>> Begin Data provided
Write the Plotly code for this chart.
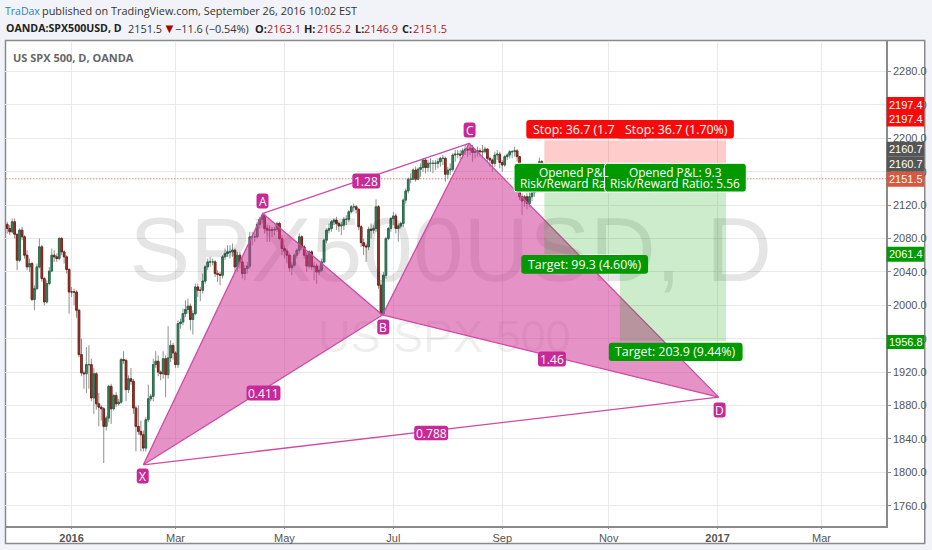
import plotly.graph_objects as go

# ---------- data ----------
closes = [
    2092,2088,2100,2085,2054,2090,2082,2060,2046,2050,
    2007,2020,2046,2070,2032,2004,2026,2041,2060,2058,
    2056,2080,2064,2058,2043,2016,2016,2016,1994,1941,
    1919,1918,1929,1929,1889,1918,1882,1878,1876,1855,
    1865,1903,1876,1892,1882,1884,1935,1934,1899,1912,
    1909,1877,1855,1849,1845,1829,1863,1888,1891,1929,
    1933,1920,1918,1936,1917,1937,1952,1943,1929,1978,
    1980,1990,1995,1999,1983,1990,2022,2018,2018,2029,
    2046,2052,2052,2052,2038,2037,2036,2058,2062,2064,
    2064,2066,2046,2060,2052,2038,2044,2047,2082,2082,
    2082,2097,2103,2108,2092,2090,2090,2090,2091,2098,
    2080,2068,2065,2060,2045,2048,2060,2066,2082,2070,
    2060,2047,2064,2046,2047,2040,2042,2052,2078,2090,
    2092,2100,2102,2098,2095,2096,2103,2103,2112,2118,
    2118,2115,2094,2075,2071,2070,2091,2090,2092,2118,
    2024,1990,2036,2080,2092,2104,2107,2092,2095,2098,
    2126,2137,2151,2151,2162,2151,2163,2165,2174,2165,
    2170,2170,2170,2170,2172,2176,2176,2157,2162,2163,
    2180,2181,2181,2180,2185,2187,2186,2188,2183,2184,
    2185,2184,2184,2187,2176,2174,2170,2180,2181,2171,
    2168,2178,2180,2184,2184,2185,2178,2130,2125,2130,
    2122,2130,2135,2145,2150,2172,2163.1,2151.5,
]
highs = [
    2100,2096,2104,2104,2086,2092,2094,2084,2066,2056,
    2052,2024,2050,2080,2072,2034,2030,2046,2068,2066,
    2062,2082,2082,2066,2060,2044,2022,2020,2018,1996,
    1960,1922,1950,1952,1936,1925,1920,1895,1880,1878,
    1868,1905,1906,1894,1896,1888,1937,1945,1936,1916,
    1925,1912,1880,1880,1862,1850,1866,1905,1894,1936,
    1945,1940,1922,1945,1940,1975,1958,1955,1945,1982,
    1984,1996,2006,2008,2002,1994,2026,2026,2022,2038,
    2048,2056,2058,2056,2054,2042,2040,2060,2068,2072,
    2072,2074,2068,2064,2064,2056,2048,2052,2088,2088,
    2086,2100,2106,2110,2110,2096,2096,2094,2094,2100,
    2100,2084,2072,2068,2062,2052,2062,2068,2086,2084,
    2072,2064,2066,2066,2052,2050,2048,2056,2080,2092,
    2098,2102,2104,2106,2100,2100,2106,2108,2114,2120,
    2122,2120,2116,2096,2080,2074,2094,2098,2096,2127,
    2120,2030,2040,2082,2094,2106,2112,2110,2098,2100,
    2128,2140,2153,2158,2164,2166,2165,2170,2176,2176,
    2174,2176,2174,2174,2176,2178,2180,2178,2166,2170,
    2182,2186,2186,2186,2188,2192,2192,2194,2192,2188,
    2190,2188,2192,2190,2188,2178,2176,2184,2186,2184,
    2174,2180,2182,2186,2186,2190,2187,2178,2134,2132,
    2134,2136,2138,2150,2160,2177,2174,2165.2,
]
lows = [
    2086,2084,2086,2080,2042,2052,2078,2056,2042,2040,
    2005,1994,2018,2044,2028,2000,2002,2024,2040,2052,
    2052,2054,2060,2050,2038,1990,2010,2000,1985,1938,
    1915,1900,1895,1900,1885,1870,1875,1855,1862,1811,
    1850,1860,1858,1874,1878,1880,1882,1930,1885,1895,
    1905,1870,1825,1845,1825,1825,1825,1860,1885,1885,
    1925,1915,1910,1912,1890,1912,1932,1935,1925,1925,
    1972,1976,1986,1990,1970,1965,1988,2010,2005,2014,
    2026,2042,2046,2048,2034,2028,2024,2032,2054,2058,
    2056,2058,2040,2040,2044,2032,2030,2038,2044,2072,
    2076,2080,2092,2098,2086,2076,2076,2082,2084,2088,
    2078,2060,2056,2050,2040,2036,2046,2056,2062,2066,
    2056,2040,2044,2042,2030,2026,2036,2040,2050,2074,
    2086,2088,2096,2090,2088,2084,2090,2096,2100,2110,
    2112,2110,2090,2070,2060,2052,2066,2080,2086,2088,
    2020,1988,1988,2032,2078,2088,2096,2086,2076,2092,
    2094,2122,2134,2146,2150,2148,2150,2154,2160,2158,
    2160,2160,2158,2162,2164,2166,2168,2148,2152,2156,
    2160,2172,2176,2174,2176,2180,2178,2180,2172,2176,
    2178,2178,2176,2182,2172,2166,2160,2166,2174,2164,
    2160,2166,2174,2176,2176,2178,2172,2126,2108,2118,
    2115,2118,2125,2130,2135,2146,2160,2146.9,
]
first_open = 2097
bars = list(range(-26, 192))

# harmonic pattern points (bar number, price)
pattern_names = ["X", "A", "B", "C", "D"]
pattern_bars = [29, 77.3, 125.6, 160.6, 261.4]
pattern_prices = [1809, 2110, 1988.4, 2194, 1890]

# positions
entry_price = 2160.7
stop_price = 2197.4
target_one = 2061.4
target_two = 1956.8
position_bars = [191, 221.5, 264.4]
last_price = 2151.5

y_ticks = list(range(1760, 2281, 40))
x_tick_bars = [0, 42, 86, 130, 174, 217, 261, 303]
x_tick_text = ["<b>2016</b>", "Mar", "May", "Jul", "Sep", "Nov", "<b>2017</b>", "Mar"]

# ---------- pixel layout helpers ----------
W, H = 932, 550
L, R, T, B = 5.0, 887.7, 41.0, 526.0
px = lambda x: (x - L) / (R - L)
py = lambda y: (B - y) / (B - T)


def rounded(x0, y0, x1, y1, fill, line=None, r=3):
    p = (f"M {px(x0+r)} {py(y0)} L {px(x1-r)} {py(y0)} Q {px(x1)} {py(y0)} {px(x1)} {py(y0+r)} "
         f"L {px(x1)} {py(y1-r)} Q {px(x1)} {py(y1)} {px(x1-r)} {py(y1)} "
         f"L {px(x0+r)} {py(y1)} Q {px(x0)} {py(y1)} {px(x0)} {py(y1-r)} "
         f"L {px(x0)} {py(y0+r)} Q {px(x0)} {py(y0)} {px(x0+r)} {py(y0)} Z")
    return dict(type="path", xref="paper", yref="paper", path=p, fillcolor=fill, layer="above",
                line=dict(color=line or fill, width=1 if line else 0))


def label(x, y, text, color="#fff", size=12.4, anchor="center", family="Open Sans"):
    return dict(xref="paper", yref="paper", x=px(x), y=py(y), text=text, showarrow=False,
                xanchor=anchor, yanchor="middle", font=dict(color=color, size=size, family=family),
                borderpad=0, borderwidth=0)


opens = [first_open] + closes[:-1]
fig = go.Figure()

# wicks, then bodies on top
fig.add_trace(go.Candlestick(
    x=bars, open=opens, high=highs, low=lows, close=closes, whiskerwidth=0,
    increasing=dict(line=dict(color="#8a958f", width=1), fillcolor="#8a958f"),
    decreasing=dict(line=dict(color="#958a8a", width=1), fillcolor="#958a8a"),
    hoverinfo="skip", showlegend=False))
fig.add_trace(go.Candlestick(
    x=bars, open=opens, close=closes,
    high=[max(o, c) for o, c in zip(opens, closes)],
    low=[min(o, c) for o, c in zip(opens, closes)], whiskerwidth=0,
    increasing=dict(line=dict(color="#2b6b4e", width=1), fillcolor="#3f8a68"),
    decreasing=dict(line=dict(color="#762319", width=1), fillcolor="#a83c30"),
    showlegend=False))

# watermarks
fig.add_trace(go.Scatter(x=[153.2], y=[2056], mode="text", text=["SPX500USD, D"],
                         textfont=dict(size=91, family="Liberation Sans", color="rgba(0,0,0,0.10)"),
                         hoverinfo="skip", showlegend=False))
fig.add_trace(go.Scatter(x=[150.6], y=[1957], mode="text", text=["US SPX 500"],
                         textfont=dict(size=45, family="Liberation Sans", color="rgba(0,0,0,0.08)"),
                         hoverinfo="skip", showlegend=False))

# harmonic pattern
PINK = "#cf4aa6"
PINK_FILL = "rgba(208,56,152,0.55)"
for a, b, c in [(0, 1, 2), (2, 3, 4)]:
    fig.add_trace(go.Scatter(
        x=[pattern_bars[a], pattern_bars[b], pattern_bars[c], pattern_bars[a]],
        y=[pattern_prices[a], pattern_prices[b], pattern_prices[c], pattern_prices[a]],
        mode="lines", fill="toself", fillcolor=PINK_FILL, line=dict(color=PINK, width=1.3),
        hoverinfo="skip", showlegend=False))
for a, b in [(0, 4), (1, 3)]:
    fig.add_trace(go.Scatter(x=[pattern_bars[a], pattern_bars[b]], y=[pattern_prices[a], pattern_prices[b]],
                             mode="lines", line=dict(color=PINK, width=1.3), hoverinfo="skip", showlegend=False))

# position zones
x0, xm, x1 = position_bars
zones = [
    ([x0, x1, x1, x0, x0], [stop_price, stop_price, entry_price, entry_price, stop_price], "rgba(255,0,0,0.20)"),
    ([x0, xm, xm, x0, x0], [entry_price, entry_price, target_one, target_one, entry_price], "rgba(0,160,0,0.20)"),
    ([xm, x1, x1, xm, xm], [entry_price, entry_price, target_two, target_two, entry_price], "rgba(0,160,0,0.20)"),
]
for zx, zy, col in zones:
    fig.add_trace(go.Scatter(x=zx, y=zy, mode="lines", fill="toself", fillcolor=col,
                             line=dict(width=0), hoverinfo="skip", showlegend=False))

# last price line
fig.add_trace(go.Scatter(x=[-30, 340], y=[last_price, last_price], mode="lines",
                         line=dict(color="#d8432f", width=1, dash="1px,2px"), hoverinfo="skip", showlegend=False))

shapes = []
annotations = []

# outer frame (white panel on the tinted page)
shapes.append(dict(type="rect", xref="paper", yref="paper", x0=px(5.5), x1=px(926.5), y0=py(543.5), y1=py(40.5),
                   line=dict(color="#8a8a8a", width=1.5), fillcolor="#ffffff", layer="below"))

# pattern tags
MAG = "#c72a98"
tags = [("X", 143, 476, 12, 15), ("A", 263, 201, 12, 15), ("B", 384, 327, 12, 15), ("C", 470.5, 130, 12, 15),
        ("D", 721, 410, 12, 15), ("0.411", 264, 393, 34, 15), ("1.28", 367, 181, 28, 15),
        ("1.46", 553, 359, 28, 15), ("0.788", 432, 433, 34, 14.5)]
for t, cx, cy, w, h in tags:
    shapes.append(rounded(cx - w / 2, cy - h / 2, cx + w / 2, cy + h / 2, MAG))
    annotations.append(label(cx, cy, t, size=12))

# stop / target / P&L boxes
RED, GREEN = "#f70a0a", "#009a00"
shapes += [
    rounded(527.3, 120, 650, 138.5, RED),
    rounded(618, 120, 735.3, 138.5, RED),
    rounded(515, 163.3, 655, 192, GREEN, "#ffffff"),
    rounded(605.7, 163.3, 747.7, 192, GREEN, "#ffffff"),
    rounded(522.3, 255, 649.3, 273.7, GREEN),
    rounded(610, 342.7, 744, 361, GREEN),
]
annotations += [
    label(534, 129.3, "Stop: 36.7 (1.7", anchor="left"),
    label(677.5, 129.3, "Stop: 36.7 (1.70%)"),
    label(540, 172, "Opened P&amp;L", size=11.9, anchor="left"),
    label(520.7, 183.5, "Risk/Reward Ra", size=11.9, anchor="left"),
    label(676.7, 172, "Opened P&amp;L: 9.3", size=11.9),
    label(676.7, 183.5, "Risk/Reward Ratio: 5.56", size=11.9),
    label(586, 264.3, "Target: 99.3 (4.60%)"),
    label(677, 351.8, "Target: 203.9 (9.44%)"),
]

# right-side price tags
PRICE_X0, PRICE_X1 = 888.4, 926
AX_FONT = "Liberation Sans"
price_tags = [
    (97, 112, "2197.4", "#f70a0a"), (112, 126.5, "2197.4", "#f70a0a"),
    (141.7, 156.7, "2160.7", "#555555"), (156.7, 171.7, "2160.7", "#555555"),
    (171.7, 186.7, "2151.5", "#d9563f"), (246.7, 261.7, "2061.4", "#009a00"),
    (335, 349, "1956.8", "#009a00"),
]
for y0, y1, t, col in price_tags:
    shapes.append(dict(type="rect", xref="paper", yref="paper", x0=px(PRICE_X0), x1=px(PRICE_X1),
                       y0=py(y1), y1=py(y0), fillcolor=col, line=dict(width=0), layer="above"))
    annotations.append(label(907.5, (y0 + y1) / 2, t, size=11, family=AX_FONT))

# header
HS = 10.9
DARK = "#333333"
VAL = "#a5222a"
annotations += [
    label(5, 10.5, "TraDax", color="#2a83b5", size=10.5, anchor="left"),
    label(42.5, 10.5, "published on TradingView.com, September 26, 2016 10:02 EST", color=DARK, size=HS, anchor="left"),
    label(6.5, 28, "<b>OANDA:SPX500USD, D</b>", color="#222222", size=10.6, anchor="left"),
    label(128.5, 28, "2151.5", color=DARK, size=HS, anchor="left"),
    label(163.5, 28, "▼", color="#b00000", size=13, anchor="left"),
    label(175, 28, "−11.6 (−0.54%)", color=DARK, size=HS, anchor="left"),
    label(255, 28, "<b>O:</b>", color="#222222", size=HS, anchor="left"),
    label(268, 28, "2163.1", color=VAL, size=HS, anchor="left"),
    label(305, 28, "<b>H:</b>", color="#222222", size=HS, anchor="left"),
    label(318, 28, "2165.2", color=VAL, size=HS, anchor="left"),
    label(356, 28, "<b>L:</b>", color="#222222", size=HS, anchor="left"),
    label(365, 28, "2146.9", color=VAL, size=HS, anchor="left"),
    label(403, 28, "<b>C:</b>", color="#222222", size=HS, anchor="left"),
    label(414, 28, "2151.5", color=VAL, size=HS, anchor="left"),
    label(13, 57, "<b>US SPX 500, D, OANDA</b>", color="#666666", size=11, anchor="left"),
]

fig.update_layout(
    width=W, height=H, autosize=False,
    margin=dict(l=L, r=W - R, t=T, b=H - B, pad=0),
    paper_bgcolor="#f1f3f8", plot_bgcolor="#ffffff",
    boxgap=0.1,
    showlegend=False, shapes=shapes, annotations=annotations,
    xaxis=dict(range=[(L - 71.7) / 2.48, (R - 71.7) / 2.48], rangeslider=dict(visible=False),
               tickmode="array", tickvals=x_tick_bars, ticktext=x_tick_text,
               tickfont=dict(size=11, family=AX_FONT, color="#555555"),
               showgrid=True, gridcolor="#e9e9e9", gridwidth=1, zeroline=False,
               showline=True, linecolor="#8a8a8a", linewidth=1.5, ticks="outside", ticklen=1,
               tickcolor="#8a8a8a", mirror=False),
    yaxis=dict(side="right", range=[2200 - (B - 138.3) / 0.835, 2200 + (138.3 - T) / 0.835],
               tickmode="array", tickvals=y_ticks, tickformat=".1f",
               tickfont=dict(size=11, family=AX_FONT, color="#555555"),
               showgrid=True, gridcolor="#e9e9e9", gridwidth=1, zeroline=False,
               showline=True, linecolor="#8a8a8a", linewidth=1.5, ticks="outside", ticklen=3,
               tickcolor="#8a8a8a"),
)

fig.write_html("out.html", config=dict(displayModeBar=False),
               post_script="document.body.style.margin='0';document.body.style.overflow='hidden';")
>> End Data provided
Reproduce only the lines from the beginning of the data through the line that contains "import plotly.graph_objects as go", both included, and please drop the pictures.

Write the Plotly code for this chart.
import plotly.graph_objects as go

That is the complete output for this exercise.